[Charts and diagrams as code]
- - -
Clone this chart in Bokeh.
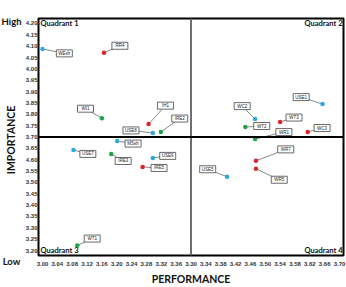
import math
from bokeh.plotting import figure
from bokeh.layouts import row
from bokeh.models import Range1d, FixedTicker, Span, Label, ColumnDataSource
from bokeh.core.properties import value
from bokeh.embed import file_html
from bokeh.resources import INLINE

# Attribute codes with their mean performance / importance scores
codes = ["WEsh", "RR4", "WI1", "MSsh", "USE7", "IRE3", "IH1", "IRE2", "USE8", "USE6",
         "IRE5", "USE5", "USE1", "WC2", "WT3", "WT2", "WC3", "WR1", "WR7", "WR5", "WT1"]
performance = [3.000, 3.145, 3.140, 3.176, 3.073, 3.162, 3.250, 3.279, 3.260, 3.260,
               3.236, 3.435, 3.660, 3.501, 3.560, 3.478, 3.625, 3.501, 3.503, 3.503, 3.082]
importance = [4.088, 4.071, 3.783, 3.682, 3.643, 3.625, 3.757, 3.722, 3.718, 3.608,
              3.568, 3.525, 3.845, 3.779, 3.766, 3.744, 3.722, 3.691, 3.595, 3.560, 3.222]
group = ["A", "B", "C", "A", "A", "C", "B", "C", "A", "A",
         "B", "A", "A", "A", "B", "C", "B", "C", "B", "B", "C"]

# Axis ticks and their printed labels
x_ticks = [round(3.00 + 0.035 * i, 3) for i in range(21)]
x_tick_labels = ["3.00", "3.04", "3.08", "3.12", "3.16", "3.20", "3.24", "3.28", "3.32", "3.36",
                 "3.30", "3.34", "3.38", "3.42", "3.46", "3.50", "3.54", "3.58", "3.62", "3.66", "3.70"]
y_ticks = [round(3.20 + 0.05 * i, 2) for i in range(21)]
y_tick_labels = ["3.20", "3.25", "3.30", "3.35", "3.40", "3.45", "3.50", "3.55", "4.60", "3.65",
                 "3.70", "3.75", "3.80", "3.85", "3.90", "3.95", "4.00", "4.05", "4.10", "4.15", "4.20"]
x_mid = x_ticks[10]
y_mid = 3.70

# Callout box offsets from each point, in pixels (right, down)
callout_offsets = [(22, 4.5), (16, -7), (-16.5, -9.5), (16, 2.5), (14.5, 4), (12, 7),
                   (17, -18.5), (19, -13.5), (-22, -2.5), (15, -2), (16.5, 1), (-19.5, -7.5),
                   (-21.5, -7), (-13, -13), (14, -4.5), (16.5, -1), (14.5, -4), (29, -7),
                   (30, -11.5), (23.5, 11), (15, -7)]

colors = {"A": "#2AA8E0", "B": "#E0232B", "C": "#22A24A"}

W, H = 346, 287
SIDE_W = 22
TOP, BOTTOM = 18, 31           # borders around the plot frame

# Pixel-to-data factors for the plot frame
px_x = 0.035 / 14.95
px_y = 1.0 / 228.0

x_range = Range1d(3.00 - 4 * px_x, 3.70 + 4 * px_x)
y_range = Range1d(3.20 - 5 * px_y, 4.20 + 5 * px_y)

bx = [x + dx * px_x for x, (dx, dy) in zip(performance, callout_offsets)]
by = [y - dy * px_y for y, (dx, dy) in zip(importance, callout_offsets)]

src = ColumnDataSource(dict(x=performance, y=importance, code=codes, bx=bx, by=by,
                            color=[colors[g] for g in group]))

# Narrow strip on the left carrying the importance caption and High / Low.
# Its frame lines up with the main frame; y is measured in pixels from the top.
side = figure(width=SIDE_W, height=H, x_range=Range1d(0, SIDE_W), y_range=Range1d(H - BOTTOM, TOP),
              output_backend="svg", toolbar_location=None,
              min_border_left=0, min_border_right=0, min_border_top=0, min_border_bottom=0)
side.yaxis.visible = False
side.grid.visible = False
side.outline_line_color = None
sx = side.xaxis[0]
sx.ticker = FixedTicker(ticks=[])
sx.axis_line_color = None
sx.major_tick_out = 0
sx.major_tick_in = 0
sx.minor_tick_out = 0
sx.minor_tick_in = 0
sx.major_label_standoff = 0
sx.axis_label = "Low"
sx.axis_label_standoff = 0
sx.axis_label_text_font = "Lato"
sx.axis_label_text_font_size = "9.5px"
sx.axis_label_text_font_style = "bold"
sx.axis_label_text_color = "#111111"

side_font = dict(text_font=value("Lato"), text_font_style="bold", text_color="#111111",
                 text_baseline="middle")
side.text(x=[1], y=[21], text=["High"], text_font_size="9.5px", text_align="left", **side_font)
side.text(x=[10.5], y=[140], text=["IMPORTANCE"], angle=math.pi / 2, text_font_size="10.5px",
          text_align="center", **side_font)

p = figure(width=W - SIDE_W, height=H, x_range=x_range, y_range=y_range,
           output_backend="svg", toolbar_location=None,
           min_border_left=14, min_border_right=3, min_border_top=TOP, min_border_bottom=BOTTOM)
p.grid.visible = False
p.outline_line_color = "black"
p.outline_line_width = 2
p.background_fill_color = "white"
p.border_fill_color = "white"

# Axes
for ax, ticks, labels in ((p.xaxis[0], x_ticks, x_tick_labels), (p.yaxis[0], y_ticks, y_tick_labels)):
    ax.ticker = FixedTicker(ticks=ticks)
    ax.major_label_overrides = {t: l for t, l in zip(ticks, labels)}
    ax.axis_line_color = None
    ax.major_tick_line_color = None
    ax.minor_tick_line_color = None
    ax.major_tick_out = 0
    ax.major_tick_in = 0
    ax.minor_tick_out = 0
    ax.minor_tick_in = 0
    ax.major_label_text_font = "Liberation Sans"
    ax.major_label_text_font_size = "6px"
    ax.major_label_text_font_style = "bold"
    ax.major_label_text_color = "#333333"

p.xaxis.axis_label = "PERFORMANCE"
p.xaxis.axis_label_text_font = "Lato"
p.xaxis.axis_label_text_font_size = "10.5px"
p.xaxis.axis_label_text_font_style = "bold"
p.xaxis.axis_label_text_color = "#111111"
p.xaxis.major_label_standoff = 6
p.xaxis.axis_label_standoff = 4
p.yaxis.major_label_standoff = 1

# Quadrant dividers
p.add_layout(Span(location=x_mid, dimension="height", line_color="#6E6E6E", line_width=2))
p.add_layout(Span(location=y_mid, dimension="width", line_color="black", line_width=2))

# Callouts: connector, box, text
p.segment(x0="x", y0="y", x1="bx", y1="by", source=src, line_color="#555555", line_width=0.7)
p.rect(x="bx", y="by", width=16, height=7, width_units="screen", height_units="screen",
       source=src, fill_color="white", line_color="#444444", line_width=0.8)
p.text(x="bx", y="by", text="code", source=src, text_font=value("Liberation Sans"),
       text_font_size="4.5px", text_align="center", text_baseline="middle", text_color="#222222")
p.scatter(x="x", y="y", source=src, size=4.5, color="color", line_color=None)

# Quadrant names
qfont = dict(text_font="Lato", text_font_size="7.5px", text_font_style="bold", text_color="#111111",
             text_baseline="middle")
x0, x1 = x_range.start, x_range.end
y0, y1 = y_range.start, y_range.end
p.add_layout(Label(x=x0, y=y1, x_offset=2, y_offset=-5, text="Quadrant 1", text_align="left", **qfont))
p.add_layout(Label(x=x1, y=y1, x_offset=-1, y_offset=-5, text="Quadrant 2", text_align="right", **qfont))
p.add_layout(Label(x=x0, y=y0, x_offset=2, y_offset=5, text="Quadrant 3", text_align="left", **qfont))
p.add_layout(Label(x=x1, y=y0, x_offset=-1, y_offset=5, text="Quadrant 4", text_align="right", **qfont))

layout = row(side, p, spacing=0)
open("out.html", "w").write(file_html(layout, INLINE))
- - -
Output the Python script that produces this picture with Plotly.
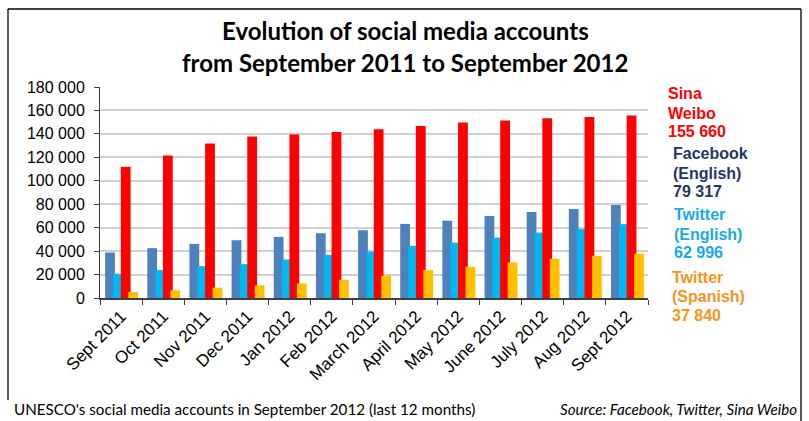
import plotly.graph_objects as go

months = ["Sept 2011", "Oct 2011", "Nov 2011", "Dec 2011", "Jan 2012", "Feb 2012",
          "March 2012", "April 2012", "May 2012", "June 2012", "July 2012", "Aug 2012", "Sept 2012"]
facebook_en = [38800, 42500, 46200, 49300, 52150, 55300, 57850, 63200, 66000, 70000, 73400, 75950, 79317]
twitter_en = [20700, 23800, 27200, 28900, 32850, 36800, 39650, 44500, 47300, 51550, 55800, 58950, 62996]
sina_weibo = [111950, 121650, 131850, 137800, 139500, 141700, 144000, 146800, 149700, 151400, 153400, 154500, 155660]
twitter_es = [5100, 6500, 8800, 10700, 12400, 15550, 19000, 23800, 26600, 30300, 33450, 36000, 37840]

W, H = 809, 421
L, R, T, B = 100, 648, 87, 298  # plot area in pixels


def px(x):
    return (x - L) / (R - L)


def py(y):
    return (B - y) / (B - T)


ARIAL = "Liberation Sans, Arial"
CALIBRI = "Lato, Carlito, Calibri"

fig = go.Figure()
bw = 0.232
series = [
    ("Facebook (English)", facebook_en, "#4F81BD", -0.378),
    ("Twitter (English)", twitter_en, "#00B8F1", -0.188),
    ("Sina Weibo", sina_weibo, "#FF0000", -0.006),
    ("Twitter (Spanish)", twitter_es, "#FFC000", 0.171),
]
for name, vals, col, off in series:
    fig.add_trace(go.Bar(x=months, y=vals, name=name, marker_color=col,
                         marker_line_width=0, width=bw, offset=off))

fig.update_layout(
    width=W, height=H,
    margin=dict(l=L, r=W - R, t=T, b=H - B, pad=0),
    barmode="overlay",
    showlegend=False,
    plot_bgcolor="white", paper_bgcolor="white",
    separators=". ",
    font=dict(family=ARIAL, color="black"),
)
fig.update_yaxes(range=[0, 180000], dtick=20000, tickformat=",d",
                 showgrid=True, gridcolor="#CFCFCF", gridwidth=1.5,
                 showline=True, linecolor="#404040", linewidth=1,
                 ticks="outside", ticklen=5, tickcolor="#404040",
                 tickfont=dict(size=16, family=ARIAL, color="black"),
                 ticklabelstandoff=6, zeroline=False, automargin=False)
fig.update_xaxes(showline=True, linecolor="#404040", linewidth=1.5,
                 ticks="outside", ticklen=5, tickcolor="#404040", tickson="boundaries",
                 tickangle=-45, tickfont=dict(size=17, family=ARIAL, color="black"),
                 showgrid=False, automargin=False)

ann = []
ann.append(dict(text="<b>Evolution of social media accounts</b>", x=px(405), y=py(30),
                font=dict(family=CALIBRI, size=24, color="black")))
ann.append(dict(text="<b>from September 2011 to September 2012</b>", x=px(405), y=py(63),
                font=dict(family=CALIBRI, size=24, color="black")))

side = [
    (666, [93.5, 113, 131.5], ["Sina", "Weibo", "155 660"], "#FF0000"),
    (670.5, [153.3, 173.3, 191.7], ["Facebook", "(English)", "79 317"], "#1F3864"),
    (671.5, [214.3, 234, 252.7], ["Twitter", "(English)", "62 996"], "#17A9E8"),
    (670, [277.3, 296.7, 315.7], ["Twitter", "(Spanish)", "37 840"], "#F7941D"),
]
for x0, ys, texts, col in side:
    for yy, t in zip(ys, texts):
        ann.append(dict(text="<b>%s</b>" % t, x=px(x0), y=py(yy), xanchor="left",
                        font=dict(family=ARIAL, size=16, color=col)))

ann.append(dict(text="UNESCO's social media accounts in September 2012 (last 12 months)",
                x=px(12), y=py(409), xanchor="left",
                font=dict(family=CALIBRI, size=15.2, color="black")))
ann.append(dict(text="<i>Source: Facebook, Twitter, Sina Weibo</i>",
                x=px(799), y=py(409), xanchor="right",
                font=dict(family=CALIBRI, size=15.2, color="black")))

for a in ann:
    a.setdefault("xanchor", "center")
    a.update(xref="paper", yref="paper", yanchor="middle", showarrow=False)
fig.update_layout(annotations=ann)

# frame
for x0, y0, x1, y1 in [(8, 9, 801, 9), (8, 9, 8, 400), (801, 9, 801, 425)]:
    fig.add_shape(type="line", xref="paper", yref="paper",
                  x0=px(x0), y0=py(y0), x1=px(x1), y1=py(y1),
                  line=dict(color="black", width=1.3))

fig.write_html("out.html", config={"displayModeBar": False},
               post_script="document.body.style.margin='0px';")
- - -
## What you have to do
Pull out each line of the entries that contains "with".

## Exercise result
# Attribute codes with their mean performance / importance scores
# Its frame lines up with the main frame; y is measured in pixels from the top.
Output the Python script that produces this picture with Plotly.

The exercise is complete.